Los Merengues had clearly benefitted from a few half-time words of encouragement from their coach, starting the second 45 at a gallop and not slowing to a canter until they had control of the game - all to Mourinho's plan, as he told us. Yet his angry outburst at referee Wolfgang Stark post-match for failing to give his team a penalty (for Yoann Gourcuff's handball) betrayed how high the stakes are. "It's unacceptable. It was obvious. He (Stark) was five yards away," Mourinho growled. The Portuguese was not placated by the knowledge that his team took the lead minutes later.
4. Never underestimate the power of an atmosphere
Real Madrid seemed a little taken aback by the roar of a wet and windy night in Lyon, looking more like their timid predecessors who visited eastern France rather than the renewed Copa del Rey finalists itching putting pressure on Barcelona at the top of La Liga. While demonstrably more measured in possession, Real were on the back foot for much of the opening period. With Lyon cheered on by a packed house and full of attacking bluster, the pattern of the match's opening stanzas closely mirrored that of the previous years. On the other hand, it is clear that Claude Puel's side played with more heart than head, at an unsustainable pace, and nearly paid the price for getting caught up in the occasion as they tired in the second period.
It's no secret, however, that Marseille's Stade Velodrome is the ultimate stadium for atmosphere in France. Locals complain that the atmosphere was better before the roof was removed, when the stadium was renovated for the 1998 World Cup, with the noise better contained. One can only imagine what it was like then.
Didier Deschamps' men did well to keep their emotions in check for the most part of the evening, though when the temperature rise in the stands in the second half, so it did on the pitch. Marseille began to believe they could create a shock, and started to take the game to United more, though they resisted the temptation to leave themselves to counter-punches. The good news for the fans is that further renewal - ahead of Euro 2016 - will see a roof restored.

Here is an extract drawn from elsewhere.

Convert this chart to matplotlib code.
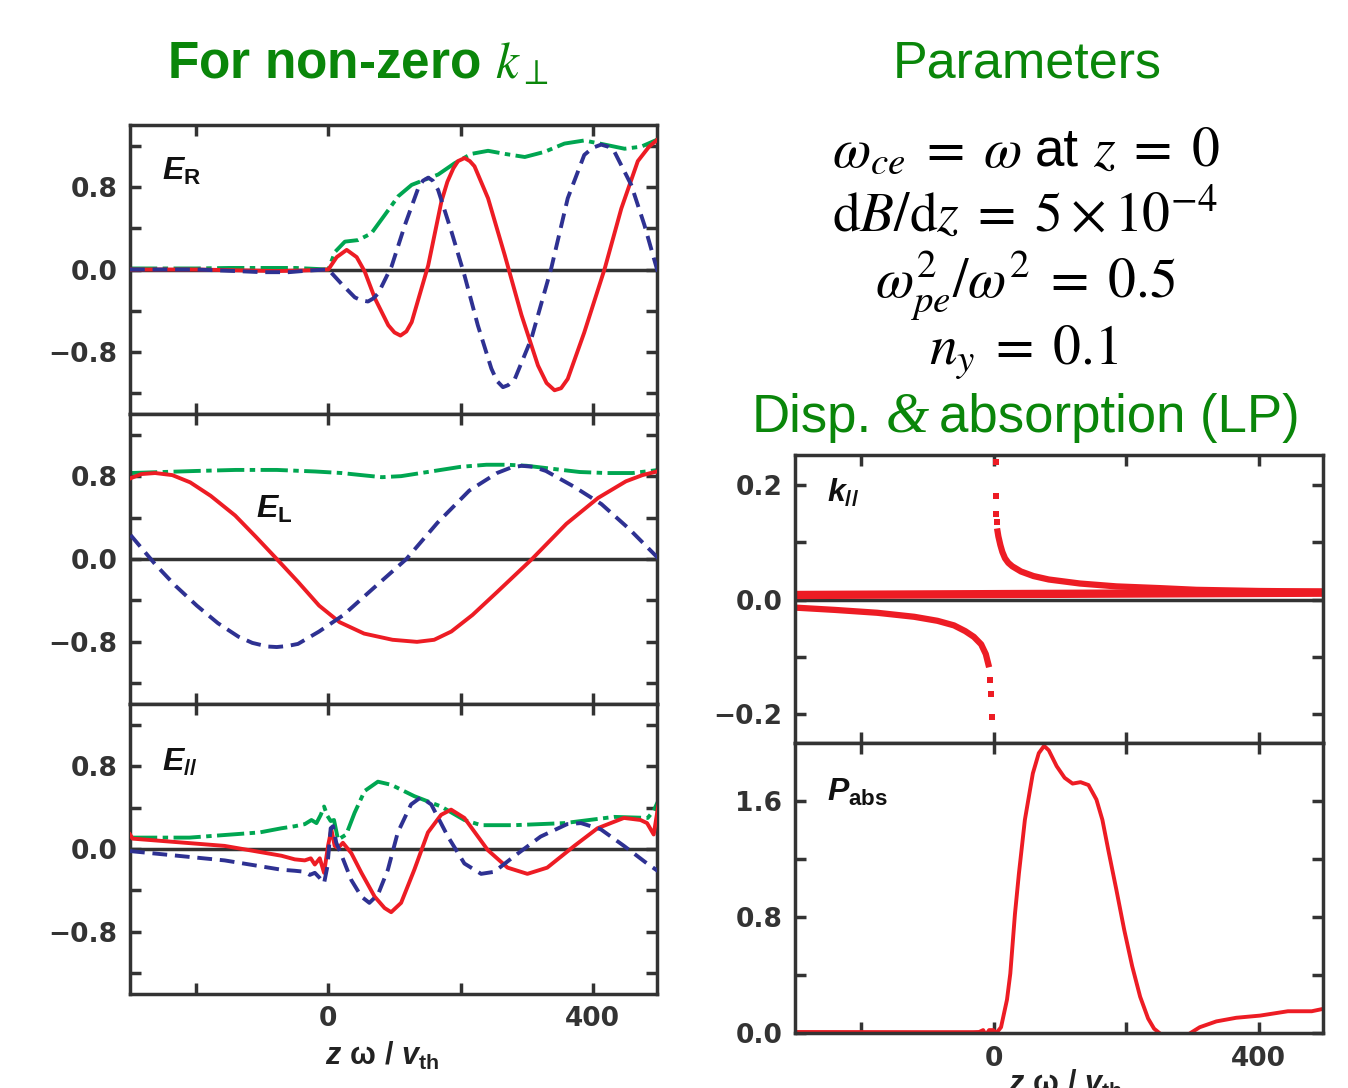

5. 4-2-3-1 can be a positive formation. But it isn't being played that way
Real Madrid and Lyon was an unusual battle, between two teams set up to counter attack. Ostensibly Mourinho's fielding of Ozil, Di Maria and Ronaldo behind Adebayor. Yet they struggled to see much of the ball in the opening half, with Xabi Alonso dropping so deep he was almost playing as an auxiliary centre-back. Lyon relied on the bursts of Delgado and Bastos on the flanks, leaving their nominal playmaker Gourcuff as just that for much of the match.
Marseille and Manchester United played with similar tactical plans on the following night 200 miles south. While it's necessary to acknowledge the amount of injuries in the United midfield, a central trio comprised of a pair of sitters in Carrick and Fletcher and Darron Gibson roaming in front didn't convince us of a team who had gone to the south of France looking for the result which would finish the tie.
It took the home side the best part of 70 minutes to dare to think they could win the game, making a lightly positive change in introducing Benoit Cheyrou for Edouard Cisse, before finally risking the nippy Mathieu Valbuena in the last 12 minutes. The absence of the injured Andre-Pierre Gignac meant Brandao was available as a perfect foil to hold up the ball for onrushing midfielders, but few seemed willing to risk it.